The questions on the exam are mostly fill-in-the-blanks or word recognition, she says, plus questions where an item is displayed on the screen and the test-taker needs to quickly identify it. The question types vary from one to five minutes. “Therefore, the test itself is more dynamic, the reason I named it ‘playful,'” Bileska says.
In comparison, the TOEFL focuses on scenarios students might come across in real life, especially in academia, and formulates questions based on separate sections on reading, writing, speaking and listening, while the Duolingo English Test combines all question types into one exam. The IELTS measures language ability through a mix of multiple-choice, short answer and essay questions.
Yoon took both the TOEFL and the Duolingo English Test since two of the nine U.S. schools she applied to did not accept the latter exam, and she says she received similar scores. For the schools that accepted both tests, she says she sent her Duolingo English Test score.
“I thought that TOEFL proves my fluency in academic English, which can be shown through my SAT, ACT, AP scores, while Duolingo focuses more on conversational, real-life English,” Yoon says.
Which Schools Accept the Duolingo English Test
Since the global pandemic began, more than 1,000 new programs have started to accept the Duolingo English Test, von Ahn says, with more than 2,000 institutions now using it as part of their admissions process — 70% of which are based in the U.S. The test is accepted at institutions like Stanford University in California, Washington University in St.
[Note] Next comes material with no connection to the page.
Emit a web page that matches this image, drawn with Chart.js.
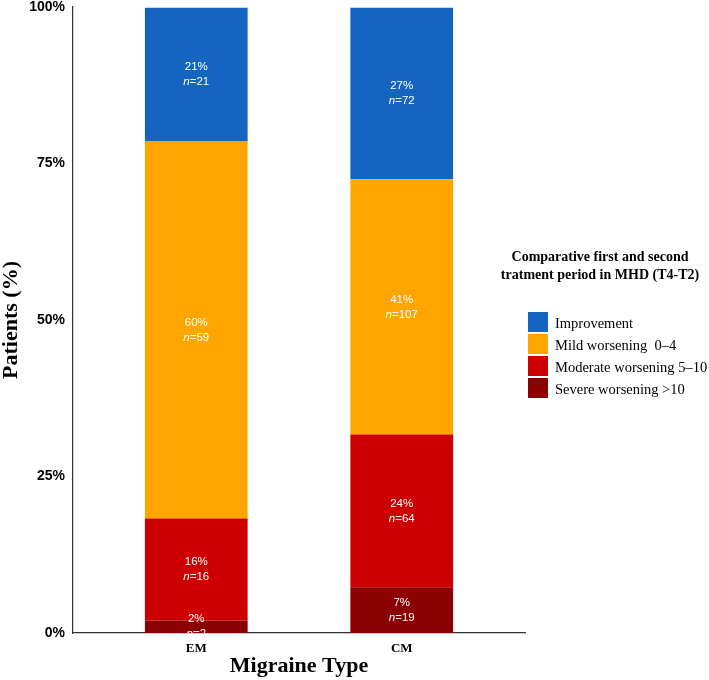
<!DOCTYPE html>
<html>
<head>
<meta charset="utf-8">
<script src="https://cdn.jsdelivr.net/npm/chart.js@4.4.0/dist/chart.umd.min.js"></script>
<style>
  html, body { margin: 0; padding: 0; background: #fff; }
  #chart { display: block; }
</style>
</head>
<body>
<canvas id="chart" width="709" height="680"></canvas>
<script>
// Migraine groups on the x axis
const groups = ['EM', 'CM'];

// share of patients per group (%), bottom of the stack first
const severeShare = [2.0, 7.3];
const moderateShare = [16.3, 24.4];
const mildShare = [60.2, 40.8];
const improvementShare = [21.4, 27.4];

// patient counts shown in the bars
const severeN = [2, 19];
const moderateN = [16, 64];
const mildN = [59, 107];
const improvementN = [21, 72];

const seriesNames = ['Severe worsening >10', 'Moderate worsening 5\u201310', 'Mild worsening  0\u20134', 'Improvement'];
const seriesColors = ['#8B0000', '#CC0000', '#FFA500', '#1565C0'];

const yTicks = [0, 25, 50, 75, 100];
const legendTitle = ['Comparative first and second', 'tratment period in MHD (T4-T2)'];

const shares = [severeShare, moderateShare, mildShare, improvementShare];
const counts = [severeN, moderateN, mildN, improvementN];

// bars sit at x = 1, 2 on a linear axis (discrete scale with ggplot-like expansion)
const datasets = shares.map((s, i) => ({
  label: seriesNames[i],
  data: s.map((v, j) => ({x: j + 1, y: v})),
  counts: counts[i],
  backgroundColor: seriesColors[i],
  borderWidth: 0,
  categoryPercentage: 1,
  barPercentage: 0.5
}));

const barLabels = {
  id: 'barLabels',
  afterDatasetsDraw(chart) {
    const {ctx, chartArea} = chart;
    const reg = '11.5px "Liberation Sans", Arial, sans-serif';
    const ita = 'italic 11.5px "Liberation Sans", Arial, sans-serif';
    ctx.save();
    ctx.beginPath();
    ctx.rect(chartArea.left, chartArea.top, chartArea.right - chartArea.left, chartArea.bottom - chartArea.top);
    ctx.clip();
    ctx.fillStyle = '#ffffff';
    ctx.textBaseline = 'middle';
    chart.data.datasets.forEach((ds, i) => {
      const meta = chart.getDatasetMeta(i);
      meta.data.forEach((bar, j) => {
        const cy = (bar.y + bar.base) / 2;
        const pct = Math.round(ds.data[j].y) + '%';
        ctx.font = reg;
        ctx.textAlign = 'center';
        ctx.fillText(pct, bar.x, cy - 7.5);
        // "n=xx" with italic n
        const rest = '=' + ds.counts[j];
        ctx.font = ita;
        const wN = ctx.measureText('n').width;
        ctx.font = reg;
        const wR = ctx.measureText(rest).width;
        const x0 = bar.x - (wN + wR) / 2;
        ctx.textAlign = 'left';
        ctx.font = ita;
        ctx.fillText('n', x0, cy + 7.5);
        ctx.font = reg;
        ctx.fillText(rest, x0 + wN, cy + 7.5);
      });
    });
    ctx.restore();
  }
};

const sideLegend = {
  id: 'sideLegend',
  afterDraw(chart) {
    const {ctx} = chart;
    ctx.save();
    ctx.fillStyle = '#000';
    ctx.textAlign = 'center';
    ctx.textBaseline = 'middle';
    ctx.font = 'bold 14px "Liberation Serif", "Times New Roman", serif';
    legendTitle.forEach((t, i) => ctx.fillText(t, 600, 257 + i * 18));

    const ds = chart.data.datasets.slice().reverse();
    ctx.textAlign = 'left';
    ctx.font = '14.5px "Liberation Serif", "Times New Roman", serif';
    ds.forEach((d, i) => {
      const y = 312 + i * 22;
      ctx.fillStyle = d.backgroundColor;
      ctx.fillRect(528, y, 20, 20);
      ctx.fillStyle = '#000';
      ctx.fillText(d.label, 555, y + 12);
    });
    ctx.restore();
  }
};

new Chart(document.getElementById('chart'), {
  type: 'bar',
  data: {datasets: datasets},
  options: {
    responsive: false,
    animation: false,
    devicePixelRatio: 1,
    layout: {padding: {top: 7, right: 184, bottom: 0, left: 0}},
    plugins: {
      legend: {display: false},
      tooltip: {enabled: false}
    },
    scales: {
      x: {
        type: 'linear',
        stacked: true,
        offset: false,
        min: 0.4,
        max: 2.6,
        grid: {display: false, drawTicks: false, offset: false},
        border: {display: true, color: '#333', width: 1.2},
        afterBuildTicks: scale => { scale.ticks = groups.map((g, i) => ({value: i + 1})); },
        ticks: {
          padding: 8,
          color: '#000',
          font: {family: '"Liberation Serif", "Times New Roman", serif', size: 13, weight: 'bold'},
          callback: v => groups[v - 1]
        },
        title: {
          display: true,
          text: 'Migraine Type',
          color: '#000',
          padding: {top: 0, bottom: 3},
          font: {family: '"Liberation Serif", "Times New Roman", serif', size: 22, weight: 'bold', lineHeight: 1}
        },
        afterFit: scale => { scale.height = 47; scale.paddingLeft = 0; scale.paddingRight = 0; }
      },
      y: {
        stacked: true,
        min: 0,
        max: 100,
        grid: {display: false, drawTicks: false},
        border: {display: true, color: '#333', width: 1.2},
        afterBuildTicks: scale => { scale.ticks = yTicks.map(v => ({value: v})); },
        ticks: {
          padding: 8,
          color: '#000',
          font: {family: '"Liberation Sans", Arial, sans-serif', size: 14, weight: 'bold'},
          callback: v => v + '%'
        },
        title: {
          display: true,
          text: 'Patients (%)',
          color: '#000',
          padding: {top: 0, bottom: 0},
          font: {family: '"Liberation Serif", "Times New Roman", serif', size: 22, weight: 'bold', lineHeight: 1}
        },
        afterFit: scale => { scale.width = 73; scale.paddingTop = 0; scale.paddingBottom = 0; }
      }
    }
  },
  plugins: [barLabels, sideLegend]
});
</script>
</body>
</html>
Louis, Swarthmore College in Pennsylvania, Vanderbilt University in Tennessee and New York University.
“Northeastern fully accepts the Duolingo English Test and any nonnative English-speaking applicants who submit DET results will satisfy our English language proficiency requirement,” says Beau Benson, senior associate director for international recruitment at Northeastern University in Massachusetts.
Benson says in the school’s admissions process, all results are considered equally, whether they are from the Cambridge English exams, Duolingo English Test, IELTS Academic, PTE Academic or TOEFL iBT.
While some schools accept the Duolingo English Test, prospective international students should be aware that other schools like the University of California–Los Angeles and the University of Richmond only accept the test as an optional supplement to the TOEFL and IELTS.
In addition, other schools are only temporarily accepting the Duolingo English Test. For instance, the University of Colorado–Boulder is accepting the test as an approved examination for English proficiency through July 15, 2021, and will evaluate scores on a case-by-case basis.
Clark Brigger, executive director of admissions at CU–Boulder, says during the COVID-19 pandemic, the school has expanded the accepted English language proficiency tests to include the Duolingo English Test. “We see this as an access imperative, as many students are unable to travel to an available testing site for the other English language proficiency exams, while Duolingo can be taken from one’s own device wherever they have connectivity across the world,” Brigger says.
International students should research their university choices to see which language tests are required. Even if a target school does not accept the Duolingo English Test, Bileska says trying it can be beneficial and “can prove a good practice for any proficiency test.”